EXERCISE: Copy each of the entries below faithfully, setting aside any pictures.

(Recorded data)
---+---

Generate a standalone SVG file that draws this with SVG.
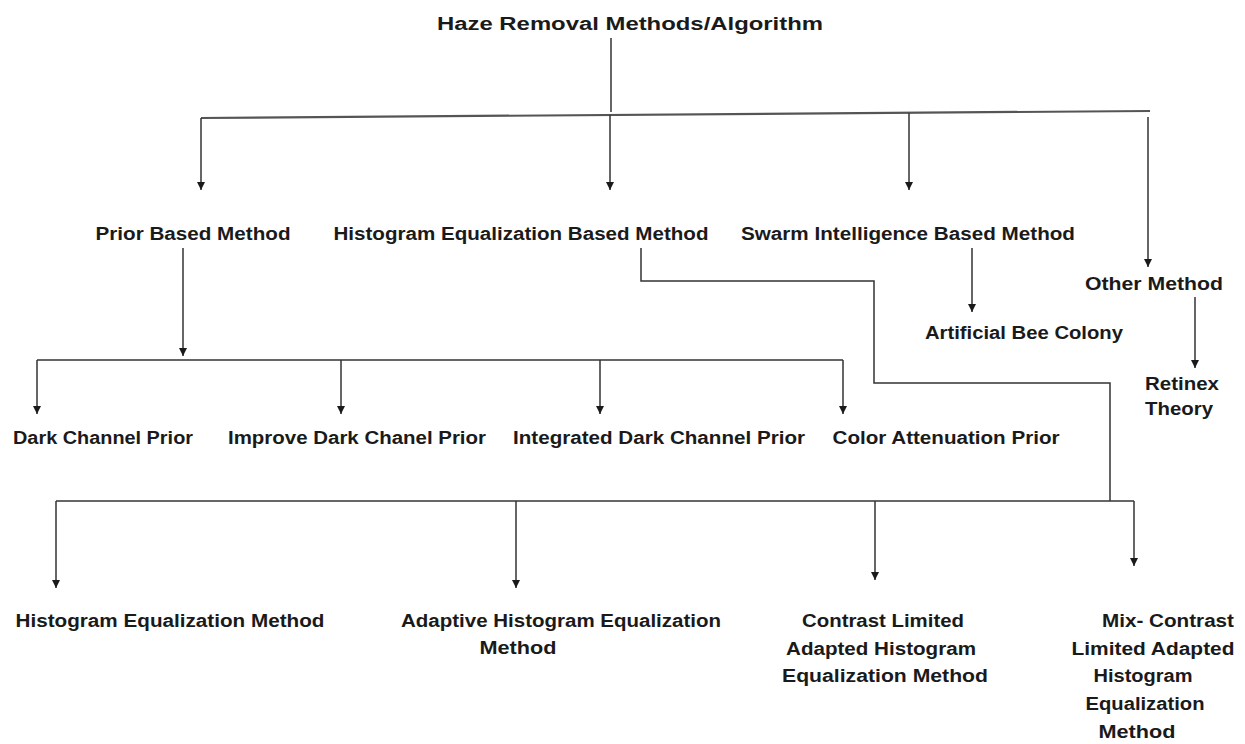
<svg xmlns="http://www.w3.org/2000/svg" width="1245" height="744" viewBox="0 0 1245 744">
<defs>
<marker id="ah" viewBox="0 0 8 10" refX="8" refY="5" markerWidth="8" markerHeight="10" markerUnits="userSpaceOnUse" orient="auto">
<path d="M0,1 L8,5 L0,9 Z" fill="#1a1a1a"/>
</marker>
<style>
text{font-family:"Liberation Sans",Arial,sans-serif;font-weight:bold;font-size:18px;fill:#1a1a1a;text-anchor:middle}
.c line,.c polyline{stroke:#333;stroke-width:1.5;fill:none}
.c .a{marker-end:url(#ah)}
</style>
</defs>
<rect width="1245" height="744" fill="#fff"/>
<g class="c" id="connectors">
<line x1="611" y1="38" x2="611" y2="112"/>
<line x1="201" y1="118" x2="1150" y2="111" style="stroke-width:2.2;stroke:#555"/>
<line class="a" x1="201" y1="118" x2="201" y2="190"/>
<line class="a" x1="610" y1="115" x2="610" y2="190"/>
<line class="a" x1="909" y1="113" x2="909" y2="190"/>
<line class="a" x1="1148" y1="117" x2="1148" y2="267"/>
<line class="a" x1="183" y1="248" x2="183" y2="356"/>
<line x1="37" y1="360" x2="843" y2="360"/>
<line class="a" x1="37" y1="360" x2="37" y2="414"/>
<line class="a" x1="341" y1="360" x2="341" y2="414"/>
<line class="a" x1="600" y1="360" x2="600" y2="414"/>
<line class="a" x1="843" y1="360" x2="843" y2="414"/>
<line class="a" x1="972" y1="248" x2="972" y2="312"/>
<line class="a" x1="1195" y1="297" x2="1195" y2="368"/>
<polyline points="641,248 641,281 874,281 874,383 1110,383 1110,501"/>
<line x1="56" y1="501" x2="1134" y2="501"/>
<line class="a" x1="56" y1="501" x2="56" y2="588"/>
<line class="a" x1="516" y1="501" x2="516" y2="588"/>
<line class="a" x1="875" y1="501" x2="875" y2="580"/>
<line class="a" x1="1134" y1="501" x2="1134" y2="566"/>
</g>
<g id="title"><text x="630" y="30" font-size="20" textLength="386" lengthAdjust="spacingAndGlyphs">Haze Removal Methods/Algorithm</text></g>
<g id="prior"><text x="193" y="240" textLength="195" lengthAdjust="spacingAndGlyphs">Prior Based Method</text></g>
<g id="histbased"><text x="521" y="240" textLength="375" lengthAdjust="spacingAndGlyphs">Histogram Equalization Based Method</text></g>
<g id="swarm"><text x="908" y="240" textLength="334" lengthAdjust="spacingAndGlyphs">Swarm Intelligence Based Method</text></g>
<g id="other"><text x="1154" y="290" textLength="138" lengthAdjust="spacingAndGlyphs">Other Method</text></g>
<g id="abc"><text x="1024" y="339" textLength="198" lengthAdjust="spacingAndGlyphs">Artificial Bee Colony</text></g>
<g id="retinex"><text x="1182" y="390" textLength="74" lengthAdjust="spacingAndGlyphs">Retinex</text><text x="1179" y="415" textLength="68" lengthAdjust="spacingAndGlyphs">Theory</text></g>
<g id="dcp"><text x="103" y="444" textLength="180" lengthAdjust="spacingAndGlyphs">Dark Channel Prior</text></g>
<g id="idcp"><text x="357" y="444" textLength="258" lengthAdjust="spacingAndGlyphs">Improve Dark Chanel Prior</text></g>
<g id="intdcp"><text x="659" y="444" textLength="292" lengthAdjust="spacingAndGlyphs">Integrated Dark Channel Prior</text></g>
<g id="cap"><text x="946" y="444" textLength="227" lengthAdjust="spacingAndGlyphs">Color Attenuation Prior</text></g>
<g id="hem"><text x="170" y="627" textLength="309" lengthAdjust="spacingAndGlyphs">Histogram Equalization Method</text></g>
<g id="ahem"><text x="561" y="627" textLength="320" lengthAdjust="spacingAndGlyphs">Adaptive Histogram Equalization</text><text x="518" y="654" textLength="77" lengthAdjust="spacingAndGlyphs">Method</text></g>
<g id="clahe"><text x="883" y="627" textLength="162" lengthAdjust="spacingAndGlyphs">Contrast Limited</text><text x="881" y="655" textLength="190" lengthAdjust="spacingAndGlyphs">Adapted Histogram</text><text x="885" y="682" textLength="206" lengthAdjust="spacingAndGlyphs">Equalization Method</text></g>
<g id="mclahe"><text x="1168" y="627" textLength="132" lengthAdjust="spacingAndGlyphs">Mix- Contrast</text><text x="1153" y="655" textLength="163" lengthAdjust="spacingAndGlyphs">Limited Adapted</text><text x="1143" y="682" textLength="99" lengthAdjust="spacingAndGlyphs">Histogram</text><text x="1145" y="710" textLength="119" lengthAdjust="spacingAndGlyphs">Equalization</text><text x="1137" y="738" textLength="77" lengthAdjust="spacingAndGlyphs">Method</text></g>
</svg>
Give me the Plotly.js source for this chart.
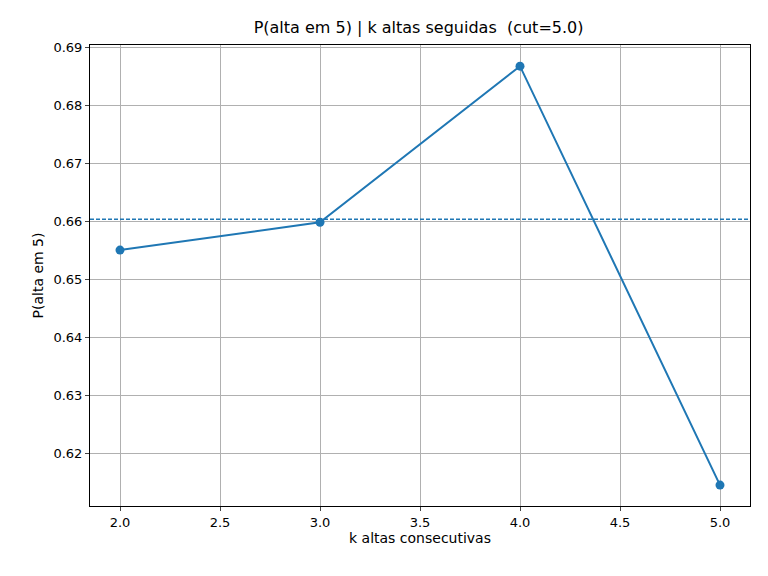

---+---

RESULT:
Generate a standalone SVG file that draws this with SVG.
<svg xmlns="http://www.w3.org/2000/svg" width="1245" height="744" viewBox="0 0 1245 744">
<defs>
<marker id="ah" viewBox="0 0 8 10" refX="8" refY="5" markerWidth="8" markerHeight="10" markerUnits="userSpaceOnUse" orient="auto">
<path d="M0,1 L8,5 L0,9 Z" fill="#1a1a1a"/>
</marker>
<style>
text{font-family:"Liberation Sans",Arial,sans-serif;font-weight:bold;font-size:18px;fill:#1a1a1a;text-anchor:middle}
.c line,.c polyline{stroke:#333;stroke-width:1.5;fill:none}
.c .a{marker-end:url(#ah)}
</style>
</defs>
<rect width="1245" height="744" fill="#fff"/>
<g class="c" id="connectors">
<line x1="611" y1="38" x2="611" y2="112"/>
<line x1="201" y1="118" x2="1150" y2="111" style="stroke-width:2.2;stroke:#555"/>
<line class="a" x1="201" y1="118" x2="201" y2="190"/>
<line class="a" x1="610" y1="115" x2="610" y2="190"/>
<line class="a" x1="909" y1="113" x2="909" y2="190"/>
<line class="a" x1="1148" y1="117" x2="1148" y2="267"/>
<line class="a" x1="183" y1="248" x2="183" y2="356"/>
<line x1="37" y1="360" x2="843" y2="360"/>
<line class="a" x1="37" y1="360" x2="37" y2="414"/>
<line class="a" x1="341" y1="360" x2="341" y2="414"/>
<line class="a" x1="600" y1="360" x2="600" y2="414"/>
<line class="a" x1="843" y1="360" x2="843" y2="414"/>
<line class="a" x1="972" y1="248" x2="972" y2="312"/>
<line class="a" x1="1195" y1="297" x2="1195" y2="368"/>
<polyline points="641,248 641,281 874,281 874,383 1110,383 1110,501"/>
<line x1="56" y1="501" x2="1134" y2="501"/>
<line class="a" x1="56" y1="501" x2="56" y2="588"/>
<line class="a" x1="516" y1="501" x2="516" y2="588"/>
<line class="a" x1="875" y1="501" x2="875" y2="580"/>
<line class="a" x1="1134" y1="501" x2="1134" y2="566"/>
</g>
<g id="title"><text x="630" y="30" font-size="20" textLength="386" lengthAdjust="spacingAndGlyphs">Haze Removal Methods/Algorithm</text></g>
<g id="prior"><text x="193" y="240" textLength="195" lengthAdjust="spacingAndGlyphs">Prior Based Method</text></g>
<g id="histbased"><text x="521" y="240" textLength="375" lengthAdjust="spacingAndGlyphs">Histogram Equalization Based Method</text></g>
<g id="swarm"><text x="908" y="240" textLength="334" lengthAdjust="spacingAndGlyphs">Swarm Intelligence Based Method</text></g>
<g id="other"><text x="1154" y="290" textLength="138" lengthAdjust="spacingAndGlyphs">Other Method</text></g>
<g id="abc"><text x="1024" y="339" textLength="198" lengthAdjust="spacingAndGlyphs">Artificial Bee Colony</text></g>
<g id="retinex"><text x="1182" y="390" textLength="74" lengthAdjust="spacingAndGlyphs">Retinex</text><text x="1179" y="415" textLength="68" lengthAdjust="spacingAndGlyphs">Theory</text></g>
<g id="dcp"><text x="103" y="444" textLength="180" lengthAdjust="spacingAndGlyphs">Dark Channel Prior</text></g>
<g id="idcp"><text x="357" y="444" textLength="258" lengthAdjust="spacingAndGlyphs">Improve Dark Chanel Prior</text></g>
<g id="intdcp"><text x="659" y="444" textLength="292" lengthAdjust="spacingAndGlyphs">Integrated Dark Channel Prior</text></g>
<g id="cap"><text x="946" y="444" textLength="227" lengthAdjust="spacingAndGlyphs">Color Attenuation Prior</text></g>
<g id="hem"><text x="170" y="627" textLength="309" lengthAdjust="spacingAndGlyphs">Histogram Equalization Method</text></g>
<g id="ahem"><text x="561" y="627" textLength="320" lengthAdjust="spacingAndGlyphs">Adaptive Histogram Equalization</text><text x="518" y="654" textLength="77" lengthAdjust="spacingAndGlyphs">Method</text></g>
<g id="clahe"><text x="883" y="627" textLength="162" lengthAdjust="spacingAndGlyphs">Contrast Limited</text><text x="881" y="655" textLength="190" lengthAdjust="spacingAndGlyphs">Adapted Histogram</text><text x="885" y="682" textLength="206" lengthAdjust="spacingAndGlyphs">Equalization Method</text></g>
<g id="mclahe"><text x="1168" y="627" textLength="132" lengthAdjust="spacingAndGlyphs">Mix- Contrast</text><text x="1153" y="655" textLength="163" lengthAdjust="spacingAndGlyphs">Limited Adapted</text><text x="1143" y="682" textLength="99" lengthAdjust="spacingAndGlyphs">Histogram</text><text x="1145" y="710" textLength="119" lengthAdjust="spacingAndGlyphs">Equalization</text><text x="1137" y="738" textLength="77" lengthAdjust="spacingAndGlyphs">Method</text></g>
</svg>
Give me the Plotly.js source for this chart.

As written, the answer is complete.